Les eaux stagnantes ont entraîné des terrains de reproduction favorables aux moustiques, ce qui a provoqué une épidémie de paludisme dans 32 districts à travers le pays. "Alors que la recrudescence du paludisme était jusqu'à présent due à la fréquence croissante et aux ravages des tempêtes tropicales, avec les inondations au Pakistan, le phénomène a pris une toute autre ampleur", a alerté Peter Sand, le directeur exécutif du Fonds mondial. "Le mécanisme par lequel le changement climatique finira par tuer des gens est son impact sur les maladies infectieuses", a-t-il souligné.
Recrudescence du paludisme et de la tuberculose
Certaines parties de l'Afrique qui n'étaient pas touchées par le paludisme deviennent maintenant à risque, car les températures augmentent et permettent aux moustiques de prospérer, notamment en altitude. Or, la population de ces régions ne sera pas immunisée, d'où le risque d'un taux de mortalité plus élevé. "C'est assez alarmant", a affirmé Peter Sands.
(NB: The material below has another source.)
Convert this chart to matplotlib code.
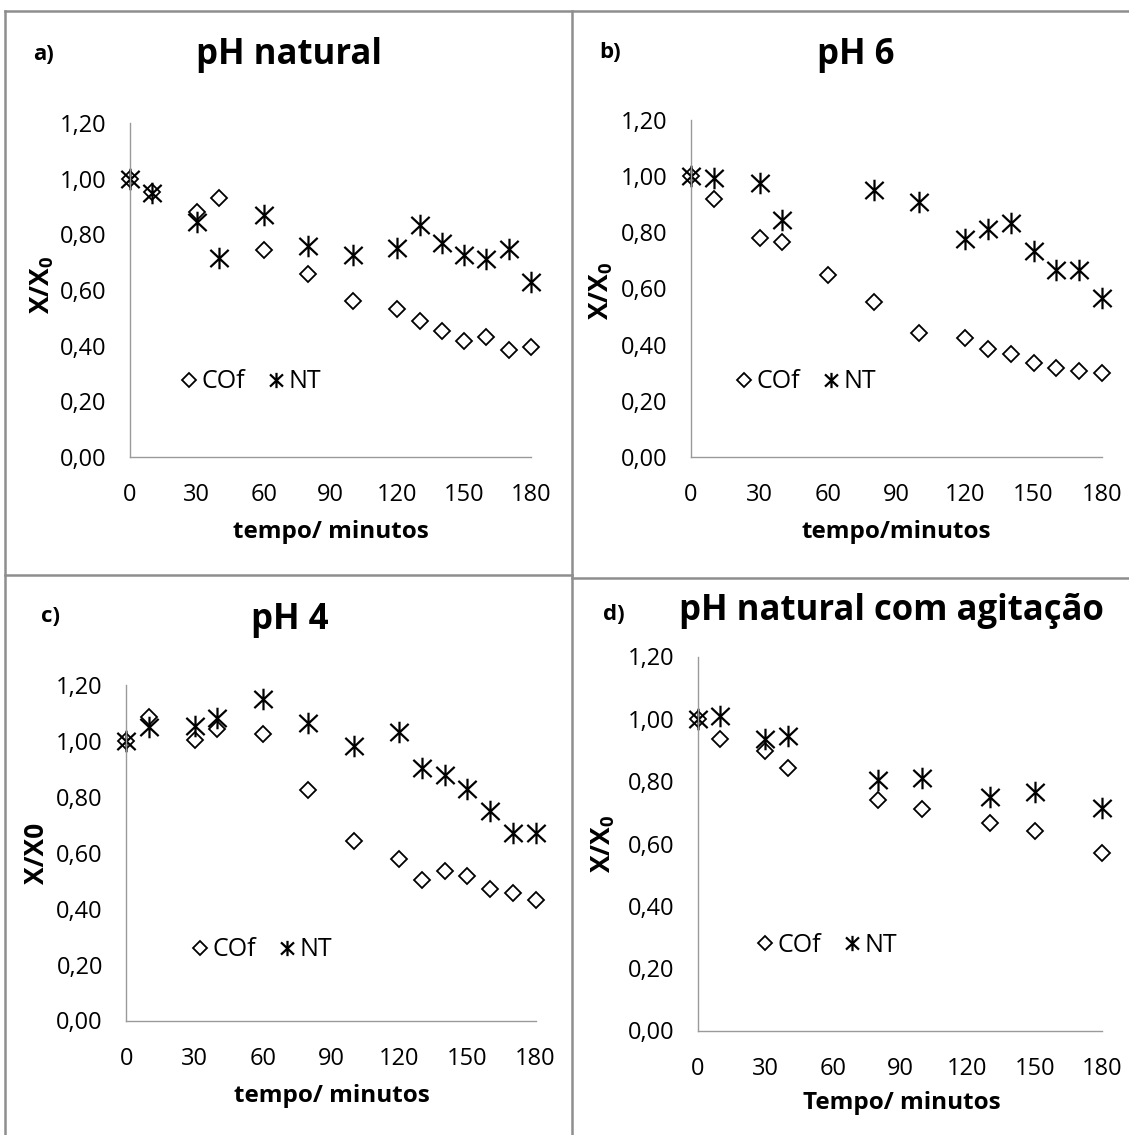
import matplotlib
matplotlib.use("Agg")
import matplotlib.pyplot as plt
from matplotlib.lines import Line2D
from matplotlib.path import Path
from matplotlib.ticker import FuncFormatter

plt.rcParams["font.family"] = ["Open Sans", "DejaVu Sans"]
plt.rcParams["mathtext.fontset"] = "custom"
plt.rcParams["mathtext.rm"] = "Open Sans"
plt.rcParams["mathtext.bf"] = "Open Sans:bold"

W, H = 1129, 1135

# tempo (min) e razões X/X0 por ensaio
t_a = [0, 10, 30, 40, 60, 80, 100, 120, 130, 140, 150, 160, 170, 180]
cof_a = [1.00, 0.953, 0.880, 0.930, 0.743, 0.656, 0.561, 0.532, 0.487, 0.454, 0.417, 0.430, 0.385, 0.395]
nt_a = [1.00, 0.950, 0.843, 0.715, 0.869, 0.758, 0.724, 0.750, 0.832, 0.770, 0.724, 0.712, 0.747, 0.630]

t_b_cof = [0, 10, 30, 40, 60, 80, 100, 120, 130, 140, 150, 160, 170, 180]
cof_b = [1.00, 0.918, 0.780, 0.764, 0.647, 0.551, 0.440, 0.422, 0.383, 0.366, 0.336, 0.317, 0.308, 0.299]
t_b_nt = [0, 10, 30, 40, 80, 100, 120, 130, 140, 150, 160, 170, 180]
nt_b = [1.00, 0.993, 0.974, 0.844, 0.950, 0.909, 0.776, 0.812, 0.835, 0.734, 0.666, 0.666, 0.566]

t_c = [0, 10, 30, 40, 60, 80, 100, 120, 130, 140, 150, 160, 170, 180]
cof_c = [1.00, 1.084, 1.002, 1.043, 1.024, 0.824, 0.641, 0.576, 0.502, 0.534, 0.515, 0.470, 0.457, 0.429]
nt_c = [1.00, 1.049, 1.053, 1.081, 1.148, 1.062, 0.979, 1.030, 0.901, 0.876, 0.827, 0.749, 0.670, 0.670]

t_d = [0, 10, 30, 40, 80, 100, 130, 150, 180]
cof_d = [1.00, 0.936, 0.896, 0.842, 0.740, 0.712, 0.665, 0.639, 0.568]
nt_d = [1.00, 1.009, 0.936, 0.946, 0.803, 0.809, 0.749, 0.766, 0.714]

x_ticks = [0, 30, 60, 90, 120, 150, 180]
y_ticks = [0.0, 0.2, 0.4, 0.6, 0.8, 1.0, 1.2]

# asterisco do Excel: traço vertical + X
star = Path(
    [(0, -1), (0, 1), (-0.85, -0.8), (0.85, 0.8), (-0.85, 0.8), (0.85, -0.8)],
    [Path.MOVETO, Path.LINETO, Path.MOVETO, Path.LINETO, Path.MOVETO, Path.LINETO],
)


def fx(x):
    return x / W


def fy(y):
    return 1 - y / H


panels = [
    dict(rect=(130, 531, 457, 123), letter="a)", letter_xy=(44, 54),
         title="pH natural", title_xy=(289, 55),
         ylabel="X/X$_{\\mathregular{0}}$", ylabel_xy=(42, 285),
         xlabel="tempo/ minutos", xlabel_xy=(331, 532),
         legend_xy=(180, 382),
         cof=(t_a, cof_a), nt=(t_a, nt_a)),
    dict(rect=(691, 1102, 457, 120), letter="b)", letter_xy=(610, 53),
         title="pH 6", title_xy=(856, 55),
         ylabel="X/X$_{\\mathregular{0}}$", ylabel_xy=(601, 291),
         xlabel="tempo/minutos", xlabel_xy=(896, 532),
         legend_xy=(735, 382),
         cof=(t_b_cof, cof_b), nt=(t_b_nt, nt_b)),
    dict(rect=(126.5, 535.5, 1020.5, 684.6), letter="c)", letter_xy=(51, 617),
         title="pH 4", title_xy=(290, 620),
         ylabel="X/X0", ylabel_xy=(37, 853),
         xlabel="tempo/ minutos", xlabel_xy=(332, 1096),
         legend_xy=(191, 950),
         cof=(t_c, cof_c), nt=(t_c, nt_c)),
    dict(rect=(698, 1102, 1030.5, 656.5), letter="d)", letter_xy=(614, 615),
         title="pH natural com agitação", title_xy=(891, 611),
         ylabel="X/X$_{\\mathregular{0}}$", ylabel_xy=(603, 844),
         xlabel="Tempo/ minutos", xlabel_xy=(902, 1103),
         legend_xy=(756, 945),
         cof=(t_d, cof_d), nt=(t_d, nt_d)),
]

fig = plt.figure(figsize=(W / 100, H / 100), dpi=100)

# molduras cinzentas entre os gráficos
border = dict(color="#8e8e8e", lw=1.8, transform=fig.transFigure)
fig.add_artist(Line2D([fx(5), fx(W)], [fy(11), fy(11)], **border))
fig.add_artist(Line2D([fx(5), fx(5)], [fy(11), fy(H)], **border))
fig.add_artist(Line2D([fx(572), fx(572)], [fy(11), fy(H)], **border))
fig.add_artist(Line2D([fx(5), fx(572)], [fy(575), fy(575)], **border))
fig.add_artist(Line2D([fx(572), fx(W)], [fy(578), fy(578)], **border))

comma = FuncFormatter(lambda v, pos: f"{v:.2f}".replace(".", ","))

for p in panels:
    x0, x1, y0, y1 = p["rect"]
    ax = fig.add_axes([fx(x0), fy(y0), fx(x1 - x0), (y0 - y1) / H])
    ax.plot(*p["cof"], linestyle="none", marker="D", markersize=8.5,
            markerfacecolor="white", markeredgecolor="black",
            markeredgewidth=1.3, clip_on=False, label="COf")
    ax.plot(*p["nt"], linestyle="none", marker=star, markersize=15.5,
            markeredgecolor="black", markeredgewidth=1.6,
            clip_on=False, label="NT")
    ax.set_xlim(0, 180)
    ax.set_ylim(0, 1.2)
    ax.set_xticks(x_ticks)
    ax.set_yticks(y_ticks)
    ax.yaxis.set_major_formatter(comma)
    ax.tick_params(length=0, labelsize=17, colors="black")
    ax.tick_params(axis="x", pad=19)
    ax.tick_params(axis="y", pad=17)
    for side in ("top", "right"):
        ax.spines[side].set_visible(False)
    for side in ("left", "bottom"):
        ax.spines[side].set_color("#9a9a9a")
        ax.spines[side].set_linewidth(1.0)
    ax.patch.set_alpha(0)

    leg = ax.legend(loc="center left",
                    bbox_to_anchor=(fx(p["legend_xy"][0]), fy(p["legend_xy"][1])),
                    bbox_transform=fig.transFigure, ncol=2, frameon=False,
                    fontsize=18, handlelength=0.7, handletextpad=0.15,
                    columnspacing=0.9, borderpad=0, borderaxespad=0)
    leg.legend_handles[0].set_markersize(7)
    leg.legend_handles[1].set_markersize(11)

    fig.text(fx(p["letter_xy"][0]), fy(p["letter_xy"][1]), p["letter"],
             fontsize=16, fontweight="bold", ha="center", va="center")
    fig.text(fx(p["title_xy"][0]), fy(p["title_xy"][1]), p["title"],
             fontsize=25, fontweight="bold", ha="center", va="center")
    fig.text(fx(p["ylabel_xy"][0]), fy(p["ylabel_xy"][1]), p["ylabel"],
             fontsize=19, fontweight="bold", ha="center", va="center",
             rotation=90)
    fig.text(fx(p["xlabel_xy"][0]), fy(p["xlabel_xy"][1]), p["xlabel"],
             fontsize=17.5, fontweight="bold", ha="center", va="center")

fig.savefig("out.png", dpi=100, facecolor="white")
D'autres menaces incluent la propagation de la tuberculose parmi le nombre croissant de personnes déplacées dans le monde. "La tuberculose est une maladie qui se développe lorsque des personnes très stressées se concentrent dans un espace restreint, avec une nourriture et un abri inadéquats", a-t-il expliqué. "Plus nous assistons à des déplacements de population dus au changement climatique, plus je pense que cela se traduira par des conditions qui rendront cette maladie au moins plus probable." L'insécurité alimentaire rend en outre les gens plus vulnérables aux maladies.
Quant à savoir si le monde est mieux préparé à la prochaine pandémie qu'il ne l'était pour le Covid-19, le directeur exécutif du Fonds mondial a répondu par l'affirmative, mais a nuancé : "Cela ne signifie pas que nous sommes bien préparés : nous ne sommes tout simplement pas aussi mal préparés qu'avant." Or, le réchauffement climatique pourrait également provoquer un "débordement viral" depuis l'Arctique, où des virus jusqu'ici préservés dans la glace pourraient entrer en contact avec de nouveaux hôtes dans d'autres environnements, selon une étude publiée en octobre dernier.
"Débordement viral" depuis l'Arctique
"La probabilité d'évènements dramatiques reste très faible", selon Audrée Lemieux, de l'Université de Montréal, première autrice de l'étude. Mais selon les chercheurs, le risque pourrait s'accroître avec la poursuite du réchauffement climatique, car de nouveaux hôtes pourraient s'aventurer dans des régions auparavant inhospitalières. "Il pourrait s'agir aussi bien de tiques ou de moustiques ou d'autres animaux, mais aussi des bactéries et des virus", selon Audrée Lemieux. La possibilité d'un débordement est "complètement imprévisible, et ses conséquences aussi, allant d'un caractère bénin jusqu'à une vraie pandémie", a-t-elle ajouté.
En 2016, une épidémie d'anthrax dans le nord de la Sibérie avait tué un enfant et infecté une dizaine de personnes. Elle a été attribuée à une vague de chaleur qui a fait fondre le pergélisol et exposé une carcasse de renne infectée. Avant cela, la dernière épidémie dans la région remontait à 1941. En 2014, des scientifiques du CNRS avaient quant à eux réussi à faire revivre un virus géant qu'ils ont isolé du pergélisol sibérien, le rendant à nouveau infectieux pour la première fois en 30 000 ans.
"La démonstration que des virus enfouis dans le sol il y a plus de 30 000 ans puissent survivre et être encore infectieux suggère que la fonte du permafrost due au réchauffement climatique et l'exploitation minière et industrielle des régions arctiques pourraient comporter des risques pour la santé publique", soulignait à l'époque Jean-Michel Claverie du Laboratoire "Information Génomique et Structurale" (IGS-CNRS Marseille).